Yesterday at the pool I was afraid my hair was going to remain in my swim cap when I pulled it off. I was not sure how I was going to handle it, since I had not prepared in any way for this possiblity. It didn't happen, though my hair feels attached to me by very little, and every time I touch it a bunch comes right out in my hand. Swim caps have a lot of "grab" to them and even when I am not having chemotherapy there is a fair amount of pulling.
I keep on thinking that today, or tomorrow, will be the day my hair is gone. And I keep on keeping it for one more day. Frankly, I am dreading the baldness. Not for its own sake, but for its power to identify my illness to every person I see. Up until now (thanks Daily Astorian) I simply have "health complications."

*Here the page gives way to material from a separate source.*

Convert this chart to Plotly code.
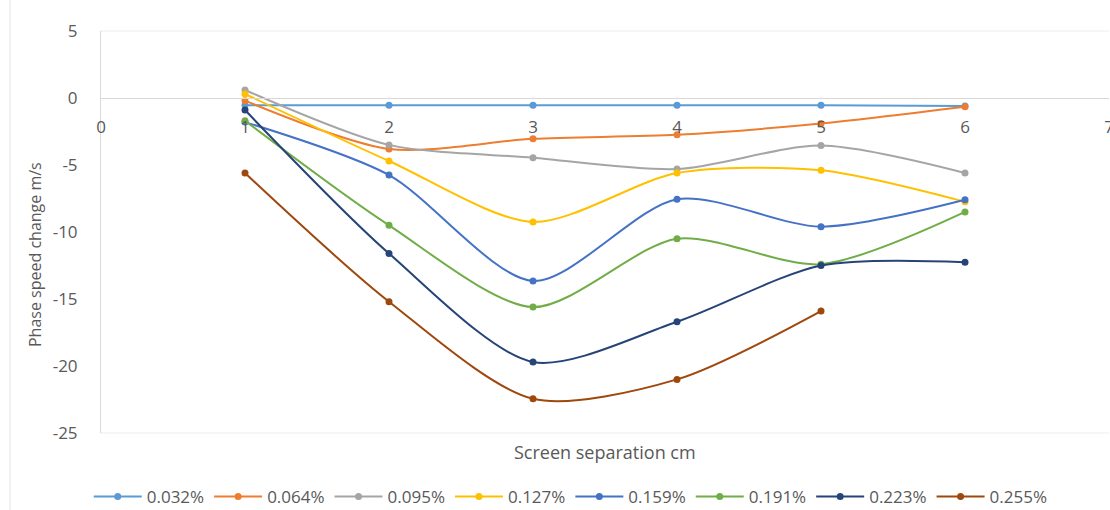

I also think that being bald will offer me some kind of grotesque milestone. When I'm bald, this will be real, I will clearly be a cancer patient having chemo, and somehow, even though at this moment I am totally in it, at the point of baldness my in-it-ness will be somehow more fully confirmed. Am I making too much of it? Hard to say. I have never been particularly vain about my hair or what I look like, but still I feel pretty challenged by this.
Actually what I think is I just need to get it over with, pass the milestone, and move on. For today, I think I will bring a hat in my swim bag, in case I have to leave my hair in the trash can.
I had coffee with a friend/Knappa neighbor who heard I have breast cancer and reached out ( it turns out she dealt with breast cancer through last winter). She pointed out that I have always hated and complained about my hair and when I get it back it will likely be somehow different. I guess that will be interesting to see... Enough about my stupid, ridiculous hair.
The Bridge Run is tomorrow and I am not running it. I am thinking about dragging Tim to a local 5k
in a couple of weeks, depending on how I feel. I'm glad there seem to be so many local events like this, so I can do last minute deciding, which is the only deciding I do now. The rest of the fam is going to our last Timbers game tonight. Matias will take my ticket. I don't think there is any last minute scenario whereby I am attracted to standing for two or three hours and in line for general admission beforehand, at night after my witching hour of done-ness which seems to happen about four in the afternoon. My plan is to take the long list of movies I have been wanting to see and see what I can get at the video store. Very exciting, I know.
Wednesday, and another treatment, cannot come soon enough. This weekend will go by slowly.